La rafle de Salency (1er juillet 1944)
par Jean-Yves Bonnard
Dès le 23 juin, soir de l’attaque du Maquis de Crisolles, des camions allemands stationnent sur la place du village où est domicilié un jeune agent de liaison capturé quelques jours plus tôt. Liste de noms en main, des Allemands se présentent à la mairie pour procéder à des arrestations. Ils soupçonnent des relations entre les villageois et le maquis mais n’ont pas de preuves.
Si cette visite n’a pas de conséquences, le 1er juillet suivant, une cinquantaine de camions allemands pénétrèrent à Salency. Deux cents Allemands conduits par leur chef Schmidt, cernent le village et arrêtent hommes, femmes et jeunes qu’ils regroupent en divers lieux notamment près du jeu d’arc et du Cavin. Les Allemands inspectent les maisons, procèdent à de nombreuses arrestations sommaires dans le village de Salency considéré comme lieu de ravitaillement du maquis des Usages.
Les arrestations
Après avoir écarté les femmes, les jeunes et les hommes de plus de quarante ans, 34 hommes sont rassemblés au lieu-dit Le Cavin. Il s’agit de Fernand Bohère, Kléber Boitieux (Noyon), André Boulanger, Georges Boulanger, Honoré Bulfoni, Gabriel Capelle, Albert Carbonnier, Marcel Carreau, Joseph Cavé, Michel Dawosyr (Sempigny), René Décressionnière, Maurice Derrieux, Guy Desaintquentin (Noyon), Adrien Desprez, Frédéric Doré, Louis Dubois, Reynold Duchauffour, Georges Dufour (Noyon), Jacques Gaudet, Jean Lalouette, Clément Leclerc, Jeannot Lesueur, Noël Lesueur, Jean Le Floch, Maurice Momeux, Marcel Momeux, Edmond Polin, Jean Picard, Henri Pineau, Germain Quillet, Louis Rémia (Longueil-Annel), James Sézille, Yves Sézille et Ernest Trouvay.
En fin de journée, au lancement de fusées dans le ciel, les Allemands se rassemblent. Les hommes raflés sont conduits par camions à Compiègne, où ils sont incarcérés dans la maison d’arrêt et interrogés en présence d’un interprète.

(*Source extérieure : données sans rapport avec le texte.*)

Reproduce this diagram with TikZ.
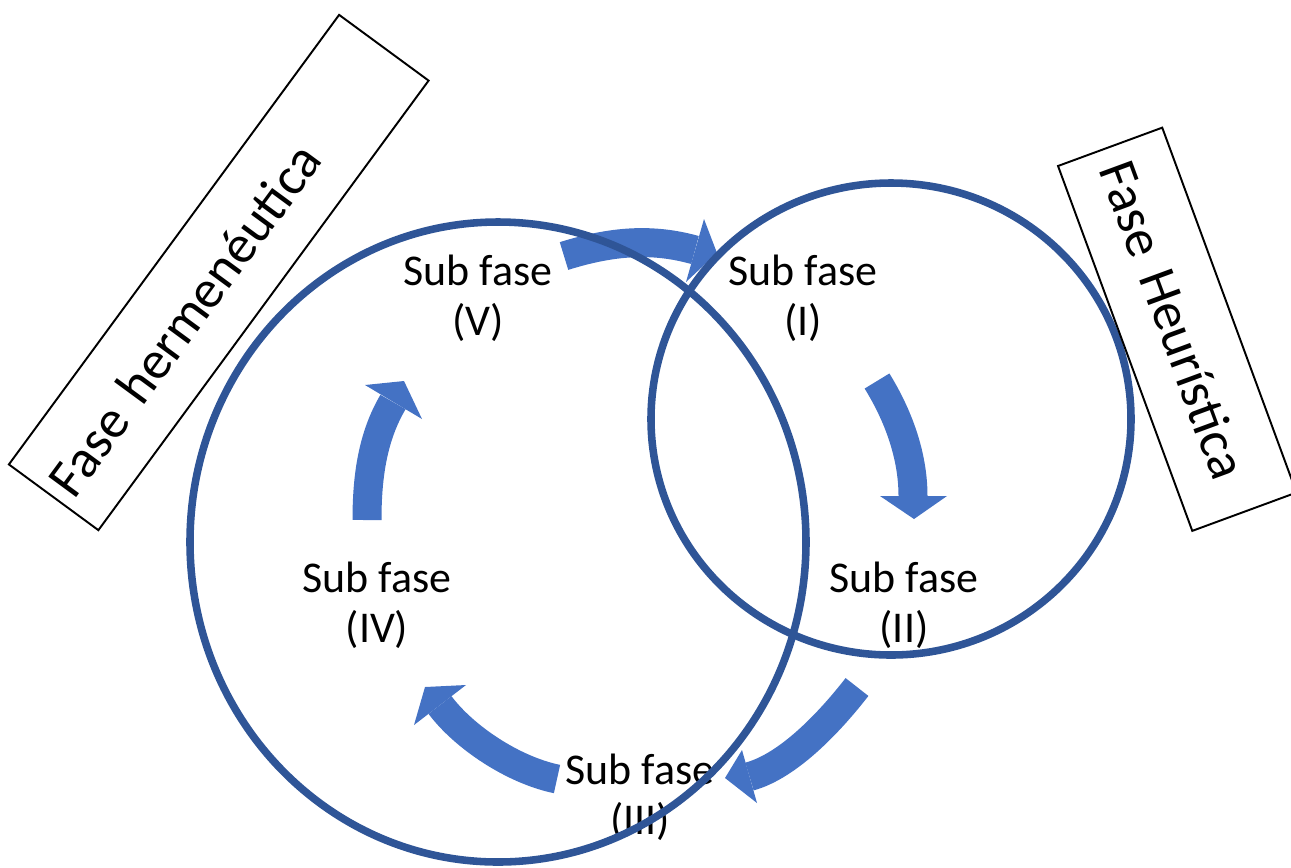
\documentclass[tikz,border=0pt]{standalone}
\usepackage{fontspec}
\setmainfont{Carlito}
\definecolor{arrowblue}{HTML}{4472C4}
\definecolor{ringblue}{HTML}{2F5597}
\begin{document}
\begin{tikzpicture}[x=0.02cm,y=-0.02cm,
  band/.style={draw=arrowblue,line width=16.5pt,line cap=butt},
  headtri/.style={fill=arrowblue},
  ring/.style={draw=ringblue,line width=4.3pt},
  sub/.style={font=\fontsize{25pt}{28.5pt}\selectfont,align=center,inner sep=0pt},
  phasebox/.style={draw=black,line width=1.1pt,minimum height=63.2pt,align=left,
    font=\fontsize{30.7pt}{34pt}\selectfont,inner ysep=0pt}
]
\useasboundingbox (0,0) rectangle (1291,867);

% arrows
\coordinate (a1t) at (564,256); \coordinate (a1b) at (695,250);
\draw[band] (a1t) .. controls (612,241) and (652,238) .. (a1b);
\fill[headtri] (704,219) -- (717,253) -- (686,282) -- cycle;

\coordinate (a2t) at (877,381); \coordinate (a2b) at (913,496);
\draw[band] (a2t) .. controls (898,415) and (913,455) .. (a2b);
\fill[headtri] (880,496) -- (914,519) -- (947,496) -- cycle;

\coordinate (a3t) at (857,687); \coordinate (a3b) at (749.5,776.5);
\draw[band] (a3t) .. controls (829,723) and (788,766) .. (a3b);
\fill[headtri] (742,750) -- (725,778) -- (757,803) -- cycle;

\coordinate (a4t) at (557,779); \coordinate (a4b) at (440,705);
\draw[band] (a4t) .. controls (513,770) and (464,737) .. (a4b);
\fill[headtri] (466,685) -- (425,687) -- (414,725) -- cycle;

\coordinate (a5t) at (367,520); \coordinate (a5b) at (393,402);
\draw[band] (a5t) .. controls (367,475) and (373,436) .. (a5b);
\fill[headtri] (365,385) -- (404,381) -- (422,419) -- cycle;

% labels
\node[sub] (s5) at (478,298) {Sub fase\\(V)};
\node[sub] (s1) at (803,298) {Sub fase\\(I)};
\node[sub] (s2) at (904,605) {Sub fase\\(II)};
\node[sub] (s3) at (640,797) {Sub fase\\(III)};
\node[sub] (s4) at (377,605) {Sub fase\\(IV)};

% circles
\draw[ring] (498,542) ellipse [x radius=308, y radius=320];
\draw[ring] (891,419) ellipse [x radius=240, y radius=236];

% phase boxes
\node[phasebox,rotate=53.7,inner xsep=5.7pt,text width=306.1pt] (herm) at (218.75,272.5) {Fase hermenéutica};
\node[phasebox,rotate=-69.8,inner xsep=9.7pt,text width=201.9pt] (heur) at (1177.25,329.25) {Fase Heurística};
\end{tikzpicture}
\end{document}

Louis Rémia est relâché en fin de journée. Carbonier, Derrieux, Dawosyr, Dubois et Marcel Momeux seront relâchés une semaine plus tard.
Requis pour le STO
Le 13 juillet, neuf hommes sont désignés pour travailler en Allemagne au titre du STO dans l'industrie de guerre. Il s’agit de Bohère, Desprez, Duchauffour, Lalouette, Lesueur Noël, Lesueur Jeannot, Momeux Maurice, Quillet et James Sézille. Transférés par train dans des wagons à bestiaux à la caserne de la Pépinière à Paris, ils sont dirigés vers Magdebourg où ils sont séparés. Ainsi, Noël Lesueur, Jeannot Lesueur et Reynold Duchauffour travaillent dans une usine de munitions. James Sézille, Maurice Momeux et Jean Lalouette deviennent chauffeur de locomotives. Adrien Desprez est affecté dans une fonderie d’aluminium. L'un d'entre eux, Fernand Bohère, est tué lors d’un bombardement de Dessau, le 7 mars 1945.
Le bombardement de la gare de Compiègne
Le 6 août, les détenus salenciens de la prison d’arrêt sont internés au camp de Royallieu. Au cours de cette période d’internement, quatorze des dix-neuf raflés de Salency sont désignés pour participer aux travaux de dégagement de la gare de Compiègne, en partie détruite par les bombardements alliés.
Le 9 août 1944, l’aviation américaine bombarde de nouveau les voies de Compiègne provoquant d’importantes destructions et de nombreuses morts parmi les gardes allemands et les prisonniers. Trois salenciens y trouvent la mort : Georges Boulanger, étouffé sous les gravats, Jean Le Floch, déchiqueté et Ernest Trouvay. Les dix autres salenciens profitent des circonstances pour s’évader. Seul, l’un d’entre eux est repris et renvoyé à Royallieu.
En déportation
Le 17 août, les six hommes restant de la rafle de Salency sont embarqués dans le dernier train partant de Compiègne pour Buchenwald. Quatre d'entre eux décèdent en déportation : André Boulanger, Frédéric Doré, Jean Picard, Edmond Polin.
Le 4 juin 1950, Salency reçoit la Croix de Guerre 39/45 avec étoile d’argent des mains du sous-préfet de Compiègne.